Refresshyng myndys the Aprell shoure of rayne;
Condute of comforte, and well most souerayne;
Herber enverduryd, contynuall fressh and grene;
Of lusty somer the passyng goodly quene;

(Refreshing minds the April shower of rain;
Conduit of comfort, and well most sovereign;
Herber enverdured, continual fresh and green;    “Herber enverdured”: herb garden covered in greenery
Of lusty summer the passing goodly queen;)

 

Last year was a pretty good one for writing, but there must have been a superior, secondary, annual echo, because about a month ago, the goodly passing queen halted, pulled up a chair, and flourished a Midsummer birch wand.  Someone must have whispered my need in her ear.


UCHE OGBUJI. Associate poetry editor, barefoot runner, resident genius.  Luthor-esque in his understanding of things like poetry in dead languages, metaphysics, and the trade-off between loss of control and extention of platform.


In his debut at TNB, BEFORE us naked he stood, the taste of his native tongue is puree of starched colonial education, wacky wanderings through America, Europe and Nigeria, and a heavy dose of hip hop sensibility.  Later he shared his misfit story in verse.


Pound for pound, he enjoys contemplating poems about economics and the death of Sylvia Plath — although poetry sometimes makes him nervous (though not as nervous as Elizabeth Alexander must have been at the Inauguration).


He has it in for a certain furry creature in his attic.


In a past life, he was Sappho of Lesbos.



What kind of man is it who goes to the Rocky Mountains, and through determination, skill, and (I assume) access to a wide variety of power tools alone takes a space where there was no attractive and charming two-storey wooden house with electricity and running water and says ‘Here.

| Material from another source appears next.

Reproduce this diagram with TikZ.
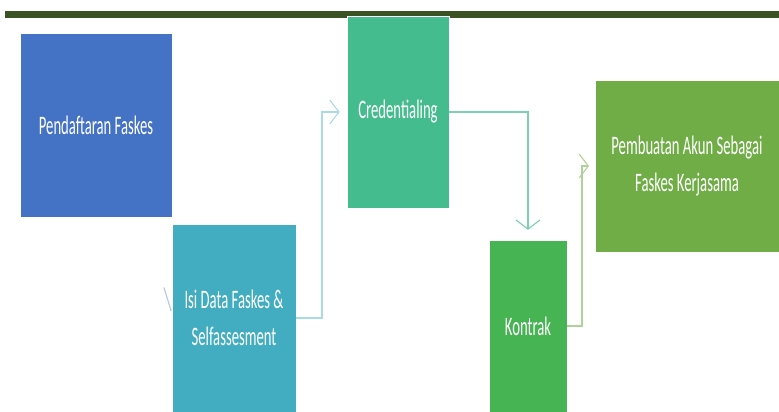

Here is where I will build an attractive and charming two-storey wooden house with electricity and running water’?

A kind of man who is a man totally unlike me – that’s what kind of man. Because I would have given up and gone crying down the mountain road before I was even done measuring out the ground with my stride as soon as I realised that there might be a bug in the woods.